#### [Direction]
Check every line of the entries for "drawn", and copy the lines that hold it.
[Start]
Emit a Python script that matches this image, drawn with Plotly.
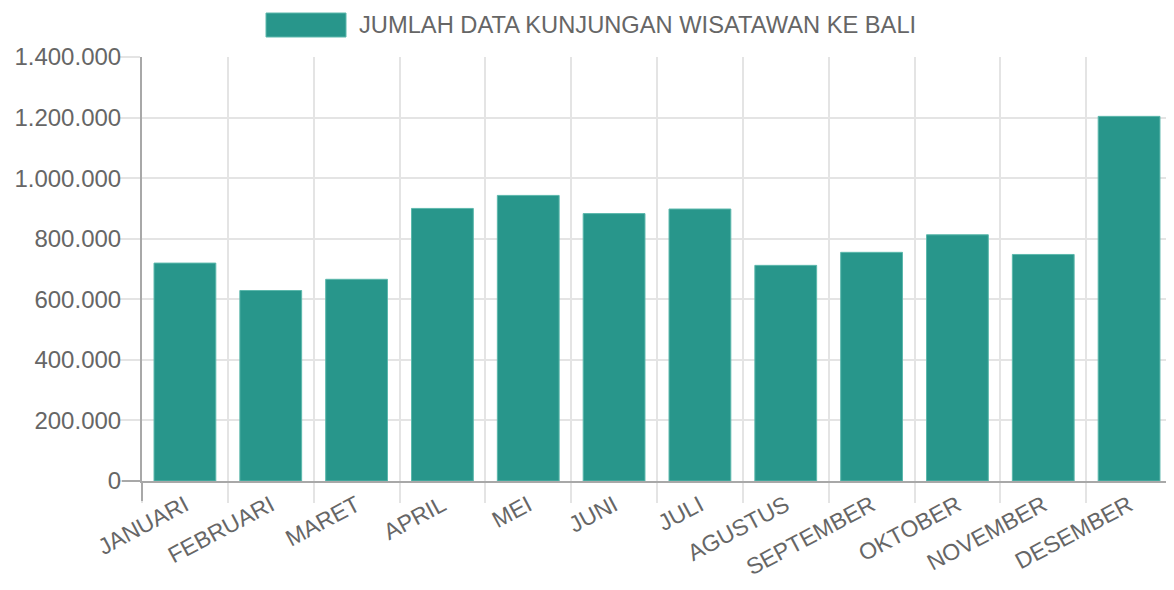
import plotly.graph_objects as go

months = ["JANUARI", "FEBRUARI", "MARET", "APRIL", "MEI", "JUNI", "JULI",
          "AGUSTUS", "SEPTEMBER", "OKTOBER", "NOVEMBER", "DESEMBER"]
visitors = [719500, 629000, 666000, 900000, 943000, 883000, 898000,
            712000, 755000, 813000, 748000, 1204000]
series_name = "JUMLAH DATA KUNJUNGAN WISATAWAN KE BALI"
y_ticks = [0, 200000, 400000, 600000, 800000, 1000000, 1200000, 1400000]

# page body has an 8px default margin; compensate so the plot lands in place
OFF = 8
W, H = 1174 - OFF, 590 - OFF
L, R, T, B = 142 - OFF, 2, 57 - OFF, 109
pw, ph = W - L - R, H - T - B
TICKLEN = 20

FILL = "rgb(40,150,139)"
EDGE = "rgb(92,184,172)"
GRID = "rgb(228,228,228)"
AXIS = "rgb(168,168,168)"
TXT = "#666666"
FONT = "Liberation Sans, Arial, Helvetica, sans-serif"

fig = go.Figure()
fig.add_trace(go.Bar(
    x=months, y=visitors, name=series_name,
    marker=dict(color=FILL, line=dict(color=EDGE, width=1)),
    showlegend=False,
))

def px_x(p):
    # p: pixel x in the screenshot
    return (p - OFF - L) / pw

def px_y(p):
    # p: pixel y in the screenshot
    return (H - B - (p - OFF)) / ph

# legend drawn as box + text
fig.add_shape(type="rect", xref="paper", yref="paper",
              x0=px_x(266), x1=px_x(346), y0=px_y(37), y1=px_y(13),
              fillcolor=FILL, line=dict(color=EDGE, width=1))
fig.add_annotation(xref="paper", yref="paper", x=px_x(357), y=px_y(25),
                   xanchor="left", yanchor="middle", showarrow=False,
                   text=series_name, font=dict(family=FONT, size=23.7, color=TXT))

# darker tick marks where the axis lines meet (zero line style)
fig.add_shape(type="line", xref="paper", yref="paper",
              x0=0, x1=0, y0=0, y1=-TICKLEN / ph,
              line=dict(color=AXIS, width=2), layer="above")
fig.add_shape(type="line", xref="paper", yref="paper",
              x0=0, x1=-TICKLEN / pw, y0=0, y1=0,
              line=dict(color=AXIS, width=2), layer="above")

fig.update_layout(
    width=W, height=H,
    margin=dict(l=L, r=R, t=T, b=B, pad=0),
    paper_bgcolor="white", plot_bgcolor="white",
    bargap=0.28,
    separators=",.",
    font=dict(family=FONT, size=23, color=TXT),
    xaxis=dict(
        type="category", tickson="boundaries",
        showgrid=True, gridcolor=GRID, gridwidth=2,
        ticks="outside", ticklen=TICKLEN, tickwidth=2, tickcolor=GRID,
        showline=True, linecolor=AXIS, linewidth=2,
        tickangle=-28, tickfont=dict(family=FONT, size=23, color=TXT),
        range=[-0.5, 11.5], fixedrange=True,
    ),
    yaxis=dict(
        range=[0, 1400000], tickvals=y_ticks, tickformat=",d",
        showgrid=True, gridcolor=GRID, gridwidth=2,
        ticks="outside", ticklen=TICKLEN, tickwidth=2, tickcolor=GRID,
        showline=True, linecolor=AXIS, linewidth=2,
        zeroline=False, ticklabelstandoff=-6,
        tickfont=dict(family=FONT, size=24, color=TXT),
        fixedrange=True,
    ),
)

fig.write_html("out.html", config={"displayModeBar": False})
[End]
[Start]
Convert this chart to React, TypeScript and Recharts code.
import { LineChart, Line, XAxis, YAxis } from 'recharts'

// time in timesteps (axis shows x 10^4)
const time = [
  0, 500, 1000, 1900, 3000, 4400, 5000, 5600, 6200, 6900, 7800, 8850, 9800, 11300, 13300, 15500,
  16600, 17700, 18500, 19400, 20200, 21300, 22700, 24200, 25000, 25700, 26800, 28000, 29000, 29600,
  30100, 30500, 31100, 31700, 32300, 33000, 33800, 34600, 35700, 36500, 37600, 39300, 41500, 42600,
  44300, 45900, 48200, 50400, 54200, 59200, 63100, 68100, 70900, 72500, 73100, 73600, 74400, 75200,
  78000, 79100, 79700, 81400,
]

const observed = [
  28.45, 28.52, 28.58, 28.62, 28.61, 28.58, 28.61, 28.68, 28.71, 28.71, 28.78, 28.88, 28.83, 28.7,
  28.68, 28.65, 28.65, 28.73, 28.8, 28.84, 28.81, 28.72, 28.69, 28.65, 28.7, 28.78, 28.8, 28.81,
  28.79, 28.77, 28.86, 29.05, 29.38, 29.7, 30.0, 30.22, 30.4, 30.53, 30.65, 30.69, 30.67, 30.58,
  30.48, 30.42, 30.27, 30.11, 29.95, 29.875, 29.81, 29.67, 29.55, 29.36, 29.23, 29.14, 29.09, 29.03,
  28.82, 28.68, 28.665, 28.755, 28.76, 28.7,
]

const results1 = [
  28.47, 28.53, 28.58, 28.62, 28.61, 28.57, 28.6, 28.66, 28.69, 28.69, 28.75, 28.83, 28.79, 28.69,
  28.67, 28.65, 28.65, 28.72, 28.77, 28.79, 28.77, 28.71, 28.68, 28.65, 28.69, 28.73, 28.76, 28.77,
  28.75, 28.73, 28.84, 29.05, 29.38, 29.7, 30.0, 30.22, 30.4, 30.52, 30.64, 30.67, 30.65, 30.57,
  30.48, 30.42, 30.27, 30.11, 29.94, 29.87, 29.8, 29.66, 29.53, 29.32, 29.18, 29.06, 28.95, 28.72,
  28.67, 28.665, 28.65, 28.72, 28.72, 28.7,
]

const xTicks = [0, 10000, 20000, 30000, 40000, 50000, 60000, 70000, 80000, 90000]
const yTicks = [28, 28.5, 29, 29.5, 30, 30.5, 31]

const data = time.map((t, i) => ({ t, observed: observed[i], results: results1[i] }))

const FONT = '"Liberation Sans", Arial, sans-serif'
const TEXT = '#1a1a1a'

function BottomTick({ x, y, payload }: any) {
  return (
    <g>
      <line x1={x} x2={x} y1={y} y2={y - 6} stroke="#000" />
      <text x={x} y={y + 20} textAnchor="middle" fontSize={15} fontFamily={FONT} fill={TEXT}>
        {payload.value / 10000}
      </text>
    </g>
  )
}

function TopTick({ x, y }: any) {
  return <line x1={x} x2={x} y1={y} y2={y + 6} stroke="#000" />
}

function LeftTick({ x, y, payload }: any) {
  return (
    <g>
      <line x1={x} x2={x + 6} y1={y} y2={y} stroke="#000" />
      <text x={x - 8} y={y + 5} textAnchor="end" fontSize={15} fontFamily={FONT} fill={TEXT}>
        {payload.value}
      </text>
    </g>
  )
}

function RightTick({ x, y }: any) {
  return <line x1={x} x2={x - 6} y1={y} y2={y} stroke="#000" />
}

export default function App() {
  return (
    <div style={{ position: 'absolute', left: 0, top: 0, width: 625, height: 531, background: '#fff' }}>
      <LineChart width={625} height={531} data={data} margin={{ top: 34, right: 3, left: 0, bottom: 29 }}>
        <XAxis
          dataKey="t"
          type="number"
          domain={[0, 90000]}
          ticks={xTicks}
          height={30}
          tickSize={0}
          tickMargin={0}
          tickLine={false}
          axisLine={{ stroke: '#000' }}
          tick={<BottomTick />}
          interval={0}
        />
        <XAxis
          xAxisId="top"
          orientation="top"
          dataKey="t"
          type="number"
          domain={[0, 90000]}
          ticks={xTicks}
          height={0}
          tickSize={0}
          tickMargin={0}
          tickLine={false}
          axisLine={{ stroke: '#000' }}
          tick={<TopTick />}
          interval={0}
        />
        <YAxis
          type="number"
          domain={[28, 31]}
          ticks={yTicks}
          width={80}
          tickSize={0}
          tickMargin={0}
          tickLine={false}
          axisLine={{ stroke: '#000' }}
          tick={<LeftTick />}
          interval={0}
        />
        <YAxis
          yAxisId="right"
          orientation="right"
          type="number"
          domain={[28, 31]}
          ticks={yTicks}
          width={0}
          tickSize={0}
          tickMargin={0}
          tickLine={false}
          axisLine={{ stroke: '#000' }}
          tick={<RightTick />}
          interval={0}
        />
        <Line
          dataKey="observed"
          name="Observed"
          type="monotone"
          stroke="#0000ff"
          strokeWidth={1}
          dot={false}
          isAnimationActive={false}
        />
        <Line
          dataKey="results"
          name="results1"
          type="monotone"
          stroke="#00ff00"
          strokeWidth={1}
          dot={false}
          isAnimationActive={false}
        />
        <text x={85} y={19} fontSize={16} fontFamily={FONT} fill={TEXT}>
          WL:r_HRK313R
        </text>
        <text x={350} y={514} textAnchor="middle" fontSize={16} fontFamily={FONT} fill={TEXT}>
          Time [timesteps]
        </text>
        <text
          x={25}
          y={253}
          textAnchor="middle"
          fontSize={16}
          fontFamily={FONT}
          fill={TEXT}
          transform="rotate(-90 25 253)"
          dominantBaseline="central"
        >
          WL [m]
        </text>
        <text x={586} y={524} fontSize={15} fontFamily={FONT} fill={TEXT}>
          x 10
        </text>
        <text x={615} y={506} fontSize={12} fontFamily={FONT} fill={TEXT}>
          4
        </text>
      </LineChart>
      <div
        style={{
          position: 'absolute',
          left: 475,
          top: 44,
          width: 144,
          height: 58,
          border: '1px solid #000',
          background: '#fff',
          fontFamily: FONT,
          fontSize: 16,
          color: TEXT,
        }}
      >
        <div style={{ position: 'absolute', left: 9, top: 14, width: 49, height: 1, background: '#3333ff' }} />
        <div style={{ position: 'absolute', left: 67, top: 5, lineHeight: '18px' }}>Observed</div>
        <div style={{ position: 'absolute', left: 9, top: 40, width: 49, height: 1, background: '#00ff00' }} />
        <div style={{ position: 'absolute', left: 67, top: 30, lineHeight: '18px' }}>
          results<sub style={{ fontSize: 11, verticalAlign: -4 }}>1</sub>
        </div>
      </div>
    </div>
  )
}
[End]
[Start]
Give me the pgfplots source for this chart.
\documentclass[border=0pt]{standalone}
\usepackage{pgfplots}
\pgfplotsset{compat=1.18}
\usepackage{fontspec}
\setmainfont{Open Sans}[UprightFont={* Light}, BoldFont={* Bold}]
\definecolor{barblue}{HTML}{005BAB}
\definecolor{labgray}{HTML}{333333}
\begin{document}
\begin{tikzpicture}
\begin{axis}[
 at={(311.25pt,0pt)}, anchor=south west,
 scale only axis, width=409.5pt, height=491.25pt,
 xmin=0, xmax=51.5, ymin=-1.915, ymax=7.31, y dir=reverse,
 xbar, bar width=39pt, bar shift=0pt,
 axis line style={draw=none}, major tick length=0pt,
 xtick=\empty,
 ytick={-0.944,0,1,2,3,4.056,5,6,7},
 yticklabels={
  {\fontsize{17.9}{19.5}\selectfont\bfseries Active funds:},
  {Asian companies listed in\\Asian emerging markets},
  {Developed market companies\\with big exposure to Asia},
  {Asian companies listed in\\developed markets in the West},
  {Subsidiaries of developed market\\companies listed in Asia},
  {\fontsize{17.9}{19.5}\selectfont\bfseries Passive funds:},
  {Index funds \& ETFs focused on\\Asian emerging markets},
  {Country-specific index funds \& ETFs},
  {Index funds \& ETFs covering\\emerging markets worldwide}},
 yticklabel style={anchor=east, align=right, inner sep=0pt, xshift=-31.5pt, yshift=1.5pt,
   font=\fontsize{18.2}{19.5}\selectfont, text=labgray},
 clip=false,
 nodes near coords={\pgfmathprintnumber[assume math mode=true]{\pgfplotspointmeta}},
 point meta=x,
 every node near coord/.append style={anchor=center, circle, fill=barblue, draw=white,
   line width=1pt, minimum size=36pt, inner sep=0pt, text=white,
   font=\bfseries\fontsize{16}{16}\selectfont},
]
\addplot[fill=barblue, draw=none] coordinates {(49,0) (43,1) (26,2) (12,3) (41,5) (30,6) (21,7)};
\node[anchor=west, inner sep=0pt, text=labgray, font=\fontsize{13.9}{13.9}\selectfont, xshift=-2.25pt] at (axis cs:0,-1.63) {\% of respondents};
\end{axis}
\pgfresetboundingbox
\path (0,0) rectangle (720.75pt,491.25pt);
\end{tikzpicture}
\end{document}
[End]
#### [The response]
Emit a Python script that matches this image, drawn with Plotly.
# legend drawn as box + text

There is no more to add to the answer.